England centre Jeff Butterfield was one of the greatest centres of his time

Major teams: Northampton
Country: England
Test span: 1953-59
England caps: 28 (28 starts)
Lions caps: 4 (4 starts)
Test points: 27 (8T, 1DG)

Jeff Butterfield was a stylish centre who formed a superb partnership with Phil Davies, and won a then-record of 28 consecutive England caps between his Test debut in 1953 and his final International, against Scotland, in 1959.

In between he toured South Africa with the Lions in 1955, playing in all four Tests in the drawn series, and made the trip to New Zealand in 1959, although a thigh injury meant he didn’t face the All Blacks.

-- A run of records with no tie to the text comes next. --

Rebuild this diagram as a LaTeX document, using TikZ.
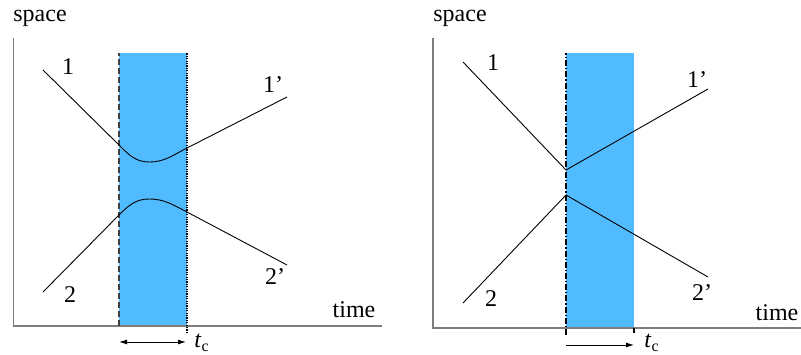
\documentclass[tikz,border=0pt]{standalone}
\usepackage{fontspec}
\setmainfont{Liberation Serif}
\usetikzlibrary{arrows.meta}
\definecolor{bandblue}{RGB}{80,187,255}
\definecolor{axisgray}{RGB}{125,125,125}
\tikzset{
  axis/.style={draw=axisgray,line width=0.8pt},
  track/.style={line width=0.45pt},
  lbl/.style={font=\fontsize{12}{14}\selectfont,inner sep=0pt},
}
\begin{document}
\begin{tikzpicture}[x=0.5pt,y=0.5pt,>={Latex[length=4pt,width=2.5pt]}]
\useasboundingbox (0,0) rectangle (801,354);
% left panel: smooth avoided crossing
\fill[bandblue] (119,28) rectangle (187,301);
\coordinate (lO) at (13.5,28);
\coordinate (lY) at (13.5,316);
\coordinate (lX) at (382,28);
\draw[axis] (lY) -- (lO) -- (lX);
\draw[line width=0.7pt,black!75,dash pattern=on 3pt off 1.5pt] (119,28) -- (119,301);
\draw[line width=0.6pt,dash pattern=on 0.6pt off 0.6pt] (187,21) -- (187,301);
\coordinate (a1) at (43,284);
\coordinate (b1) at (119,209);
\coordinate (m1) at (149,192);
\coordinate (c1) at (187,206);
\coordinate (d1) at (287,257);
\draw[track] (a1) -- (b1) to[out=-45,in=180] (m1) to[out=0,in=207] (c1) -- (d1);
\coordinate (a2) at (43,62);
\coordinate (b2) at (119,139);
\coordinate (m2) at (149,155);
\coordinate (c2) at (187,142);
\coordinate (d2) at (287,89);
\draw[track] (a2) -- (b2) to[out=45,in=180] (m2) to[out=0,in=153] (c2) -- (d2);
\node[lbl] (sp1) at (40,336) {space};
\node[lbl] (tm1) at (354,44) {time};
\node[lbl] (n1) at (68,287) {1};
\node[lbl] (n1p) at (273,269) {1’};
\node[lbl] (n2) at (70,59) {2};
\node[lbl] (n2p) at (275,77) {2’};
\coordinate (tl) at (119,12);
\coordinate (tr) at (186,12);
\draw[<->,track] (tl) -- (tr);
\node[lbl] (tc1) at (202,11) {\textit{t}\textsubscript{c}};
% right panel: sharp crossing
\fill[bandblue] (566,26) rectangle (634,301);
\coordinate (rO) at (433,26);
\coordinate (rY) at (433,316);
\coordinate (rX) at (801,26);
\draw[axis] (rY) -- (rO) -- (rX);
\draw[line width=0.6pt,dash pattern=on 3pt off 1pt on 0.6pt off 1pt] (566,19) -- (566,301);
\draw[line width=0.6pt] (634,21) -- (634,26);
\coordinate (e1) at (463,292);
\coordinate (k1) at (566,184);
\coordinate (f1) at (708,265);
\draw[track] (e1) -- (k1) -- (f1);
\coordinate (e2) at (463,51);
\coordinate (k2) at (566,159);
\coordinate (f2) at (708,77);
\draw[track] (e2) -- (k2) -- (f2);
\node[lbl] (sp2) at (460,336) {space};
\node[lbl] (tm2) at (777,41) {time};
\node[lbl] (r1) at (493,291) {1};
\node[lbl] (r1p) at (697,274) {1’};
\node[lbl] (r2) at (491,55) {2};
\node[lbl] (r2p) at (702,61) {2’};
\coordinate (ul) at (566,9);
\coordinate (ur) at (634,9);
\draw[->,track] (ul) -- (ur);
\node[lbl] (tc2) at (652,11) {\textit{t}\textsubscript{c}};
\end{tikzpicture}
\end{document}
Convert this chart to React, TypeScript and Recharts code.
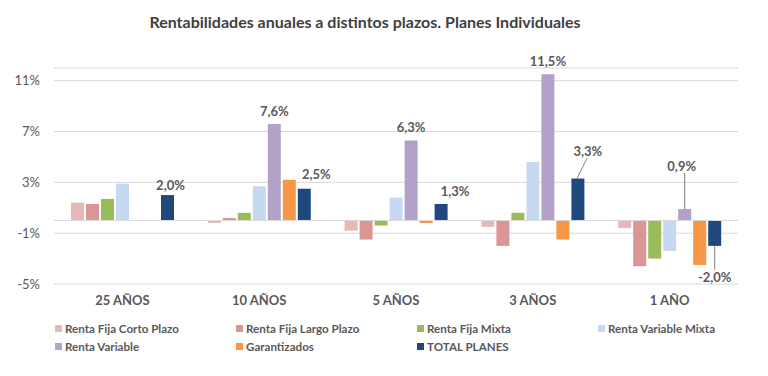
import { Bar, BarChart, CartesianGrid, LabelList, Legend, ReferenceLine, XAxis, YAxis } from 'recharts'

const plazos = ['25 AÑOS', '10 AÑOS', '5 AÑOS', '3 AÑOS', '1 AÑO']
const rfCorto = [1.4, -0.2, -0.8, -0.5, -0.6]
const rfLargo = [1.3, 0.2, -1.5, -2.0, -3.6]
const rfMixta = [1.7, 0.6, -0.4, 0.6, -3.0]
const rvMixta = [2.9, 2.7, 1.8, 4.6, -2.4]
const rv = [null, 7.6, 6.3, 11.5, 0.9]
const garantizados = [null, 3.2, -0.2, -1.5, -3.5]
const totalPlanes = [2.0, 2.5, 1.3, 3.3, -2.0]
const yTicks = [-5, -1, 3, 7, 11]

const series = [
  { key: 'rfCorto', name: 'Renta Fija Corto Plazo', color: '#E6B9B8', values: rfCorto },
  { key: 'rfLargo', name: 'Renta Fija Largo Plazo', color: '#DA9694', values: rfLargo },
  { key: 'rfMixta', name: 'Renta Fija Mixta', color: '#9BBB59', values: rfMixta },
  { key: 'rvMixta', name: 'Renta Variable Mixta', color: '#C6D9F1', values: rvMixta },
  { key: 'rv', name: 'Renta Variable', color: '#B3A2C7', values: rv },
  { key: 'garantizados', name: 'Garantizados', color: '#F79646', values: garantizados },
  { key: 'total', name: 'TOTAL PLANES', color: '#1F497D', values: totalPlanes },
]

const data = plazos.map((p, i) => {
  const row: Record<string, any> = { plazo: p }
  series.forEach((s) => (row[s.key] = s.values[i]))
  return row
})

const FONT = 'Lato, "Open Sans", sans-serif'
const TEXT = '#595959'
const LEADER = '#7F7F7F'

const fmt = (v: number) => v.toFixed(1).replace('.', ',') + '%'

const labelStyle = { fontSize: 13, fontWeight: 700, fill: TEXT, fontFamily: FONT }

// short bars get their label lifted on a leader line
function rvLabel(props: any) {
  const { x, y, width, height, value } = props
  if (value == null) return null
  const cx = x + width / 2
  const top = Math.min(y, y + height)
  if (Math.abs(height) < 20) {
    return (
      <g>
        <line x1={cx} y1={top} x2={cx} y2={top - 36} stroke={LEADER} strokeWidth={1} />
        <text x={cx - 3} y={top - 38} textAnchor="middle" {...labelStyle}>
          {fmt(value)}
        </text>
      </g>
    )
  }
  return (
    <text x={cx} y={top - 8} textAnchor="middle" {...labelStyle}>
      {fmt(value)}
    </text>
  )
}

function totalLabel(props: any) {
  const { x, y, width, height, value, index } = props
  if (value == null) return null
  const cx = x + width / 2
  const top = Math.min(y, y + height)
  const bottom = Math.max(y, y + height)
  if (value < 0) {
    return (
      <g>
        <line x1={cx} y1={bottom} x2={cx} y2={bottom + 24} stroke={LEADER} strokeWidth={1} />
        <text x={cx} y={bottom + 36} textAnchor="middle" {...labelStyle}>
          {fmt(value)}
        </text>
      </g>
    )
  }
  if (index === 3) {
    return (
      <g>
        <line x1={cx - 1} y1={top} x2={cx + 9} y2={top - 20} stroke={LEADER} strokeWidth={1} />
        <text x={cx + 10} y={top - 23} textAnchor="middle" {...labelStyle}>
          {fmt(value)}
        </text>
      </g>
    )
  }
  const shift = [3, 12, 14][index] ?? 0
  const lift = [5, 10, 8][index] ?? 6
  return (
    <text x={cx + shift} y={top - lift} textAnchor="middle" {...labelStyle}>
      {fmt(value)}
    </text>
  )
}

function LegendGrid() {
  return (
    <div
      style={{
        height: 62,
        boxSizing: 'border-box',
        paddingTop: 5,
        paddingLeft: 55,
        display: 'grid',
        gridTemplateColumns: 'repeat(4, 181px)',
        gridAutoRows: 18,
        fontFamily: FONT,
      }}
    >
      {series.map((s) => (
        <div
          key={s.key}
          style={{ display: 'flex', alignItems: 'center', fontSize: 11.6, fontWeight: 700, color: TEXT }}
        >
          <span style={{ width: 7, height: 7, background: s.color, marginRight: 3, flex: 'none' }} />
          {s.name}
        </div>
      ))}
    </div>
  )
}

export default function App() {
  return (
    <div style={{ position: 'relative', width: 768, height: 376, background: '#fff', fontFamily: FONT }}>
      <style>{'body{margin:0}'}</style>
      <div
        style={{
          position: 'absolute',
          top: 12,
          left: 0,
          width: 730,
          textAlign: 'center',
          fontSize: 16,
          fontWeight: 700,
          color: '#404040',
        }}
      >
        Rentabilidades anuales a distintos plazos. Planes Individuales
      </div>
      <BarChart
        width={768}
        height={376}
        data={data}
        margin={{ top: 68, right: 30, left: 0, bottom: 0 }}
        barSize={13}
        barGap={2}
      >
        <CartesianGrid vertical={false} stroke="#D9D9D9" />
        <ReferenceLine y={0} stroke="#D9D9D9" />
        <XAxis
          dataKey="plazo"
          axisLine={false}
          tickLine={false}
          height={30}
          tickMargin={6}
          tick={{ fontSize: 13, fontWeight: 700, fill: TEXT, fontFamily: FONT }}
        />
        <YAxis
          width={54}
          domain={[-5, 12]}
          allowDataOverflow
          ticks={yTicks}
          interval={0}
          axisLine={false}
          tickLine={false}
          tickMargin={8}
          tickFormatter={(v: number) => `${v}%`}
          tick={{ fontSize: 13, fill: TEXT, fontFamily: FONT }}
        />
        <Legend
          verticalAlign="bottom"
          content={LegendGrid}
          wrapperStyle={{ left: 0, width: 768, height: 62 }}
        />
        {series.map((s) => (
          <Bar key={s.key} dataKey={s.key} name={s.name} fill={s.color} isAnimationActive={false}>
            {s.key === 'rv' && <LabelList dataKey="rv" content={rvLabel} />}
            {s.key === 'total' && <LabelList dataKey="total" content={totalLabel} />}
          </Bar>
        ))}
      </BarChart>
    </div>
  )
}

Butterfield played on until 1963 with Northampton but that injury would come back to trouble him in later life when he had to have several hip replacements.

Many observers of the English game would have Butterfield in, or at least close, to the best England XV and players around him, notably Tony O’Reilly on the 1955 Lions tour and Peter Jackson, the England winger, benefited from his distribution.

It was Jackson that Butterfield set up for the last-minute try that secured England’s 9-6 win over the Australians in 1958 at Twickenham, when the home side had been reduced to 14 men after Phil Horrocks-Taylor was injured. Butterfield himself was knocked out four times in that match yet played till the last.

A Grand Slam winner in 1957, Butterfield was part of a powerful Northampton side, playing 227 times for the club and captaining Yorkshire from 1951 to 1958. At Franklin’s Gardens the wing Frank Sykes was the beneficiary of Butterfield’s brilliance and once complained to the centre: “For God’s sake, let me do a bit towards scoring some of the tries occasionally!”

A teacher by profession, Butterfield worked at Wellingborough Grammar School and Worksop College before going into the paint industry.

But rugby was his first love and he produced one of the first coaching manuals for the RFU, specialising in back play, and his pamphlets were used by the successful Lions of 1971 and 1974. He also helped develop rugby in the Cayman Islands and opened The Rugby Club in Hallam Street in London, a restaurant and bar. Butterfield died in 2004, aged 74.